Ngomongin Marital Rape (Perkosaan dalam Perkawinan) -->

Ngomongin Marital Rape (Perkosaan dalam Perkawinan)

Menjelang akhir tahun 2019, ada wacana yang lumayan bikin gempar jomblo-jomblo di seantero negeri ini. Tahun depan katanya bakal ada pelatihan pranikah buat syarat nikah, ya? Nggak apa-apa, jangan panik! Liatin aja dulu. Hahaha...

"Mau bahas sertifikasi nikah, Cik?"

Sayangnya nggak.
Hari ini gue bakal ngomongin Marital Rape, seperti judul yang gue tulis di atas. *Harusnya sih kalian udah baca pas pertama kali lihat postingan ini*
Jadi, beberapa bulan lalu (pas orang lagi gencar-gencarnya bahas RUU-PKS), gue nggak sengaja lihat video seorang ustaz yang lagi debat sama seorang aktivis perempuan. Gue dengerin bener-bener pas Beliau berdua berargumentasi. Sampai akhirnya gue denger satu kalimat yang bikin gue kaget sekaligus kesel. Seolah-olah perempuan tuh nggak punya hak untuk didengar pendapatnya. Btw, kalimatnya terlontar dari ustaz itu.

Hmmm...kurang lebih kalimatnya kayak gini:

Nggak bisa. Kalau hasrat sudah mau, ya mesti. Si istrinya diem aja, tidur aja, nggak sakit kok!

Gue langsung mikir, "Wow, harus kayak gitu kah? Ga bisa gitu kompromi dulu?"

Saat itu gue sangat berharap kalau Pak Ustaz lagi salah ngomong aja. Hmmm...

Dari situ, gue mulai cari-cari referensi tentang bagaimana harusnya suami istri bersikap, termasuk dengerin obrolan Habib Husein sama seorang dosen di kanal youtube Beliau.

Setelah gue baca dan dengerin ini itu, gue memutuskan untuk memasukkan ini ke folder khusus topik-topik tulisan yang pengin gue share di blog suatu hari nanti.


Apasih marital rape itu?

Marital rape itu hubungan seksual antara suami istri dengan cara-cara kekerasan, paksaan, ancaman, atau dengan cara lain yang nggak dikehendaki sama pasangan. Bahasa gampangnya, perkosaan dalam perkawinan.

Nggak hanya di Indonesia, marital rape ini merupakan masalah yang cukup disoroti di berbagai belahan dunia. Coba deh cari jurnal-jurnal tentang marital rape! Banyak banget.
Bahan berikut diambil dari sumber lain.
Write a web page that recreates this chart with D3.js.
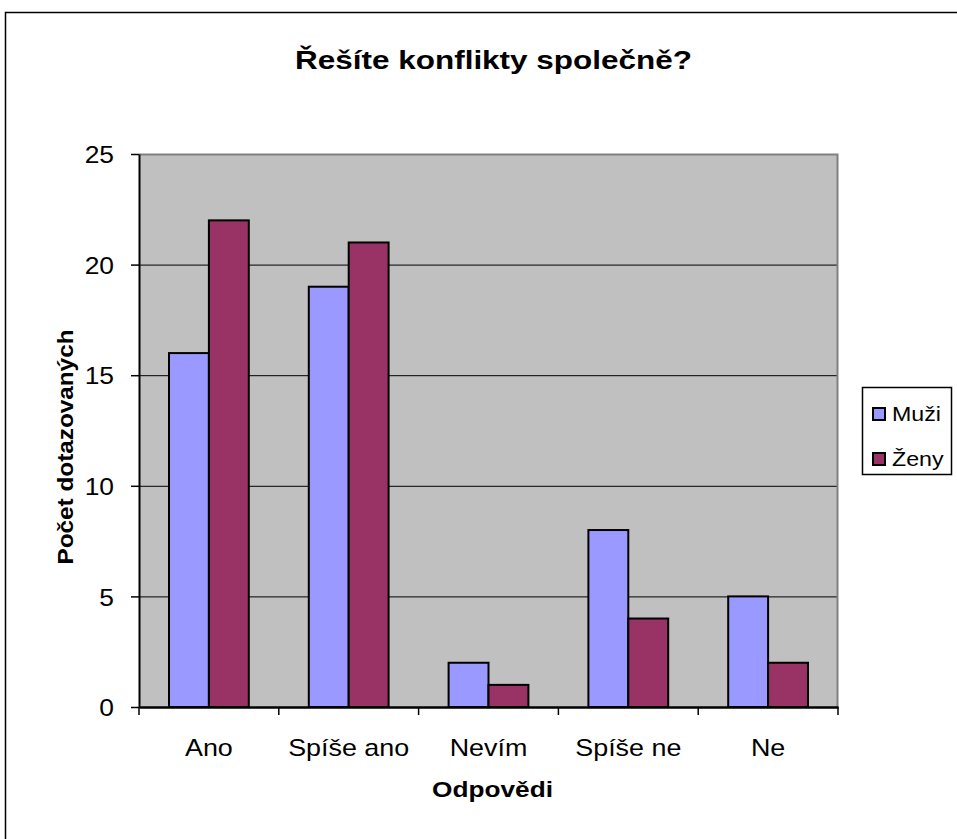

Menurut tulisan yang gue baca di website Komnas Perempuan, pengaduan kasus kekerasan seksual terhadap perempuan pada tahun 2018 meningkat 14% dari tahun sebelumnya. Pelaporan khusus marital rape juga mengalami peningkatan di tahun 2018, mencapai 195 kasus.

Gue nggak akan nyebutin satu-satu kasus yang mencuat di permukaan, karena beritanya udah bertebaran di google.
Contoh paling gampang, apa yang diucapkan ustaz di atas bisa masuk marital rape kalau bener-bener dilakukan oleh seseorang. Gue juga pernah baca ada seorang istri yang digorok sama suaminya karena menolak berhubungan intim. Ckck...

Trus, kalau udah ada kejadian kayak gitu. Masihkah masalah ini kita anggap sepele atau bahkan mengganggu ranah pribadi?

Nggak! Gue rasa negara harus hadir ketika banyak ketimpangan relasi, timbul kesakitan, dan udah nggak manusiawi.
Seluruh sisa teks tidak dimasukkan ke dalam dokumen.